A place to put tips for the Sans-504/GCIH exam prep
License: MIT License
sans-504's Introduction
GCIH Certification / Sans-504 Exam prep
Create your index as you review the course content. I simply used a Google Sheets document. I started with a noun, then the adjective. e.g. "Passwords, empty (Windows)". Quite often I had a Windows and Linux entry. I had the book then the page next to them e.g. 3-24 was book 3, page 24.
Find a "cheat sheet" on the Internet for pretty much every tool you used on SANS-504 and print it out. There's plenty of SANS ones,; I would also print the generic ones for TCP/IP/TcpDump, common CLI commands (Windows/Linux) etc
For Hashcat, ensure you highlight the most common -m values (e.g. UNIX/Windows ones) as there's LOADS and they're hard to parse on a cluttered cheatsheet.
If there isn't a cheat sheet for a command, print out the man page.
Print out the Windows event numbers. The questions generally tell you what you're looking for, but you never know.

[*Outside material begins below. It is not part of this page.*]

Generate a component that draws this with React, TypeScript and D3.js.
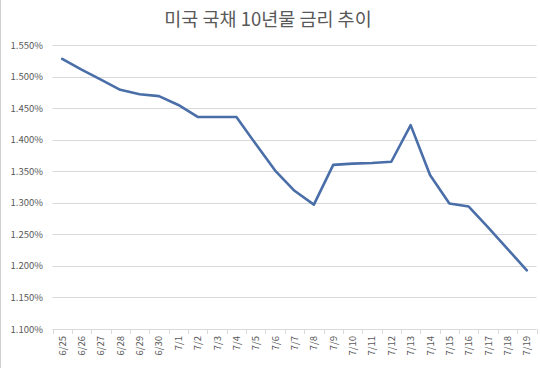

Do the Linux Olympics. It will help you immensely in the exam, just simple stuff like grep 'ing through log files will cut the time required to answer a question 10x.
Do the labs again. Don't forget you can bring the workbook into the exam also. Look for commands that are there but not in the course books - add those to your list of cheat sheets to print
Make sure you do some offensive stuff, Beef as well as Command/SQL injection etc. It was a relatively small book in the course and easy to overlook.
There's a lot of assumed Windows knowledge, which was lightly covered in the course (there were no Windows Olympics) as I suspect most security professionals come have it (for obvious reasons). I was weak on: Looking for persistence in event viewer (and recognising SID's/ Users and how to tell if they are an admin or not), the many uses of net in Windows.
Look at Alternate Data streams. These weren't covered in my course at all but DID feature in the exam (potentially as a red herring, I don't know)
Practice tests
Go through the entire course making your index, and then do the first practice test ASAP after. Note down things you didn't print out, areas you were clueless, etc.
A week before the actual exam, do the second practice exam, and find any weak spots in your knowledge.
The practice exams are VERY similar to the real one. In fact I suspect some of the questions are the same or so close it's hard to tell (just different IP addresses, usernames etc)
Sitting the exam
Skip a question that you don't know the answer to, don't try to guess it. Something might jog your memory in a later question, so you can come back.
Don't rush, you have plenty of time.
The live section is VERY similar to the labs on the course (hence why you should repeat them).
Since it's multiple choice, if the answer isn't immediately obvious then start by removing the choices that are definitely wrong.